Ugh. I'm generally happy with roaming on #GoogleFi, but its German MVNO partner is blocking port 995, so I can't access my mail server, and tech support is like, "If you want to report a mail problem, you must initiate a chat request from that email address." I'm stuck in circles - obviously I can't login to the Google Fi app with a non-Google address, and this isn't an email problem, it's a connectivity problem. ALL outbounds on 995 are blocked, not just to my server.
Googling "port 995 abuse" produces a magnificent total of 0 results, so it's difficult to see what threat case they're actually defending against. Are they worried that people might … read their own email? Gotta stamp that shit out, fast.
@ferricoxide@angusm I don't leave any data on a server where it can be subpoenaed or hacked. All of my data sits on my laptop on an encrypted drive and in an encrypted backup in a remote site that I rotate once a week
If you own the server and control whether or not a message-deletion is truly a message deletion.
If you have a mail service provider that worries about data-integrity, they're probably also going to be backing up your mail spool for some number of days. And, if anyone's coming at them with a subpoena-like instrument (like an NSL), you're not going to know if they've been required to not only turn over backups, but dupe-on-arrival any emails that transit their system that are to/from you.
Overall, if you aren't doing message body encryption, whether you leave your message on the server or not can make little practical difference.
Lastly, depending who you're looking to protect your mail contents from, the message-body can be significantly less important than its metadata.
@ferricoxide@angusm no, I am on a mail server with half a dozen users run by a close friend and I know what the data retention policies are and I only read it from one device.
@pluralistic for years I maintained an alternative backup port 25 for my mail relay just for those ISPs that did stupid shit like this. Harder to move other standard ports around, especially on mobile
@pluralistic thank you for giving me another reason to not consider GoogleFi. I toy with the idea every couple of years, read a small but poignant horror story, and retreat safely back to T-mobile. While not perfect, I have none of the Google issues ya'll talk about.
@pauliehedron Yeah, I know. I have my EFF VPN that I can set up on my phone but a) it's a pain and b) mobile is slow enough so much of the time that I don't want to add a layer of indirection.
@pluralistic@pauliehedron dunno what tech the EFF is using, but if issues like this get to the point you’re consistently hedging against them, WireGuard is great, and very low overhead. I roll my own, I know there are commercial providers out there too, I just don’t use them.

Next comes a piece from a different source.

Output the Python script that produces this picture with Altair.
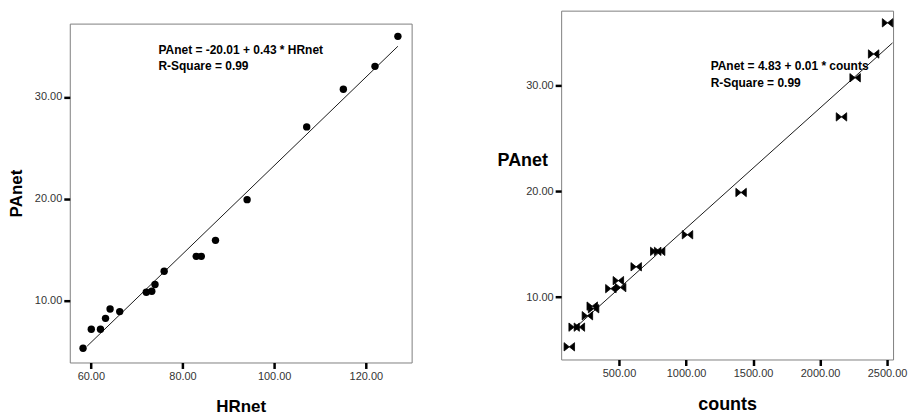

I've been routing all Internet traffic through my own OpenVPN server at home for several years. On the phone I can't really say I notice much at all, it works just as well as if I was connected directly. There is an overhead, yes, but in a good setup you shouldn't really notice that much of it in real life.
This way Internet sites can't even tell that easy if or when I'm travelling; I have the same semi-static public IP address anyhow, regardless of where I am in real life.